One of Hart’s main aims is to be an approachable president. ‘When I went out and got my signatures I didn’t go around and say ‘I’m running for President, will you sign this?’ I saw down with them and spoke to people.’ She believes that the high student engagement seen with the impeachment referendum can be further used for other campaigns. ‘Having been out on the ground and speaking to students, I know that there is that level of interest if we’re not throwing it down their throats.’  She also acknowledges the work done by Barry Murphy on getting students engaged saying “Barry [current C+C Officer] has done an amazing job, everyone on campus knows him from the Snapchat campaign so I do feel students are actively engaged and it’s a matter of keeping those campaign’s going’.

The main aim of Hart’s manifesto is to make UCD building’s more accessible for everyone. In a bid to understand the problem Hart got into a wheelchair and went around campus trying to access buildings and found several problems. ‘The ramps, trying to get up them at this time of year when they’re covered in wet slippy leaves, I couldn’t fit into one of the bathrooms even though the doorway is supposed to be 2.5 inches bigger than the average wheelchair. The immediate plan would be to fix the electric doors on campus. You push the button for the double doors and only one door works, half the doors don’t work. Aoibhs Nic Giolla Riogh [the current Health Science Officer] did the same thing last year and of the 7 she found working, she managed to get that number up to 21 out of the 33 on campus but now it’s back down.
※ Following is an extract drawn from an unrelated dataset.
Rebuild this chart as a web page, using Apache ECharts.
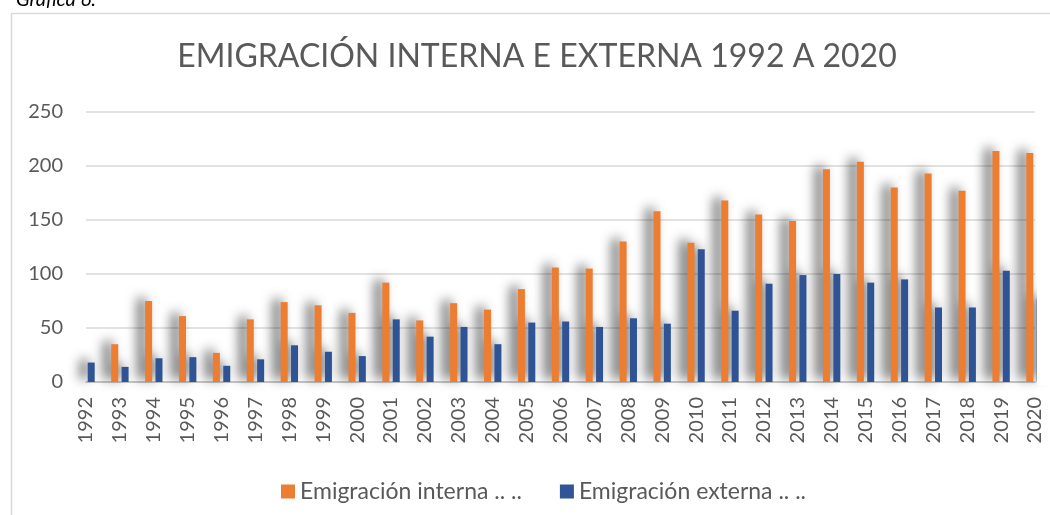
<!DOCTYPE html>
<html>
<head>
<meta charset="utf-8">
<script src="https://cdn.jsdelivr.net/npm/echarts@6/dist/echarts.min.js"></script>
<style>
  html, body { margin: 0; padding: 0; background: #fff; }
  #main { width: 1050px; height: 515px; }
</style>
</head>
<body>
<div id="main"></div>
<script>
// datos
const years = ['1992', '1993', '1994', '1995', '1996', '1997', '1998', '1999', '2000', '2001',
  '2002', '2003', '2004', '2005', '2006', '2007', '2008', '2009', '2010', '2011',
  '2012', '2013', '2014', '2015', '2016', '2017', '2018', '2019', '2020'];
const interna = [null, 35, 75, 61, 27, 58, 74, 71, 64, 92,
  57, 73, 67, 86, 106, 105, 130, 158, 129, 168,
  155, 149, 197, 204, 180, 193, 177, 214, 212];
const externa = [18, 14, 22, 23, 15, 21, 34, 28, 24, 58,
  42, 51, 35, 55, 56, 51, 59, 54, 123, 66,
  91, 99, 100, 92, 95, 69, 69, 103, 77];
const yTicks = [0, 50, 100, 150, 200, 250];

const FONT = 'Lato';
const GREY = '#595959';

const myChart = echarts.init(document.getElementById('main'));

const shadow = {
  shadowBlur: 12,
  shadowOffsetX: -7,
  shadowOffsetY: -3,
  shadowColor: 'rgba(0,0,0,0.7)'
};

const option = {
  animation: false,
  backgroundColor: '#fff',
  textStyle: { fontFamily: FONT },
  title: {
    text: 'EMIGRACIÓN INTERNA E EXTERNA 1992 A 2020',
    left: 532,
    textAlign: 'center',
    top: 36,
    textStyle: { fontFamily: FONT, fontSize: 32, fontWeight: 'normal', color: GREY }
  },
  graphic: [
    {
      type: 'rect',
      shape: { x: 11.5, y: 13.5, width: 1100, height: 520 },
      style: { fill: 'none', stroke: '#d9d9d9', lineWidth: 1.5 },
      silent: true
    },
    {
      // el gráfico original está recortado a la derecha del eje
      type: 'rect',
      shape: { x: 1037, y: 100, width: 20, height: 285 },
      style: { fill: '#fff' },
      z: 100,
      silent: true
    },
    {
      type: 'text',
      left: 16,
      top: -10,
      style: { text: 'Gráfica 6.', font: 'italic 20px ' + FONT, fill: '#000' }
    }
  ],
  legend: {
    left: 276,
    top: 475,
    itemWidth: 14,
    itemHeight: 14,
    itemGap: 38,
    icon: 'rect',
    textStyle: { fontFamily: FONT, fontSize: 23, color: GREY },
    data: ['Emigración interna .. ..', 'Emigración externa .. ..']
  },
  grid: { left: 86, right: 15, top: 112, bottom: 133, containLabel: false },
  xAxis: {
    type: 'category',
    data: years,
    boundaryGap: false,
    axisLine: { lineStyle: { color: '#bfbfbf', width: 1.5 } },
    axisTick: { show: false },
    axisLabel: {
      rotate: 90,
      interval: 0,
      margin: 15,
      fontFamily: FONT,
      fontSize: 20,
      color: GREY
    },
    splitLine: { show: false }
  },
  yAxis: {
    type: 'value',
    min: yTicks[0],
    max: yTicks[yTicks.length - 1],
    interval: 50,
    axisLine: { show: false },
    axisTick: { show: false },
    axisLabel: { margin: 23, fontFamily: FONT, fontSize: 20, color: GREY },
    splitLine: { lineStyle: { color: '#d9d9d9', width: 1.5 } }
  },
  series: [
    {
      name: 'Emigración interna .. ..',
      type: 'bar',
      data: interna,
      barWidth: 7,
      barGap: '48%',
      z: 3,
      itemStyle: Object.assign({ color: '#ED7D31' }, shadow)
    },
    {
      name: 'Emigración externa .. ..',
      type: 'bar',
      data: externa,
      barWidth: 7,
      barGap: '48%',
      z: 2,
      itemStyle: Object.assign({ color: '#2F5597' }, shadow)
    }
  ]
};

myChart.setOption(option);
</script>
</body>
</html>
The problem is, if you push through those doors, you wear down the springs so the wheelchair access doors need to be pushed open. Why can’t we just have automatic doors?”
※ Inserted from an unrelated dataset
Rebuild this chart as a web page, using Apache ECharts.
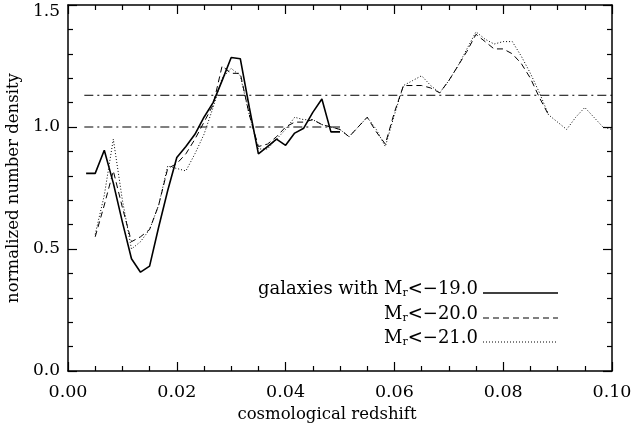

Another key promise of Hart’s is to reduce the waiting lists for counselling, a promise made by many people who have ran for SU positions but Hart feels she really can do something about it. ‘I’ve spoken to the Health Service and there’s around 180 students on waiting lists and if a student is on the waiting list for more than 2 weeks, the service provides vouchers for students to go out to external councillors for five sessions. Those vouchers are great but you still have to trek out to Clonskeagh, Dundrum, Blackrock which aren’t that fair away but if you’re in a such a state that you need to see someone, 2 weeks is a long time to wait.” Hart would like to see an external councillor brought in once or twice a week to help ease waiting lists. ‘I know the budget isn’t readily available but then we have to work out how to reallocate the budget’.

Hart also wants to lobby UCD on the number of car parking spaces available and the price of parking permits which as reported by the Tribune, are set to increase. Car parking spaces are dictated by Dun Laoghaire Rathdown County Council who just last week granted planning permission for an extension to NovaUCD on the basis that the number of car parking spaces initially planned for, were reduced. ‘My campaign would be to see, where is that money going, why is the fee being increased without extra resources being put into car parking spaces? What’s that money being used for? Personally I have no issue with paying €100 for the year, anyone who drives has to acknowledge that €100 is pretty good for parking. My issue is anyone who pays €100, you’re coming in and there’s nowhere to park. My position is lobbying, why are they trying to reduce car parking spaces?”

It’s clear that Rebecca Hart is an experienced and capable candidate. She’s been involved in the SU for the last 5 years and doesn’t believe that Barry Murphy having had more crossover training than her puts her at a disadvantage. Whether this is Hart playing the underdog card remains to be seen but she is definitely not a candidate that you can immediately write off. When asked why she’s running again given she came third to Katie Ascough in last year’s election, her reply is simple “I still believe I can do an amazing job for the students”. If she is elected and delivers on the promises she’s made in her manifesto, she might just do that.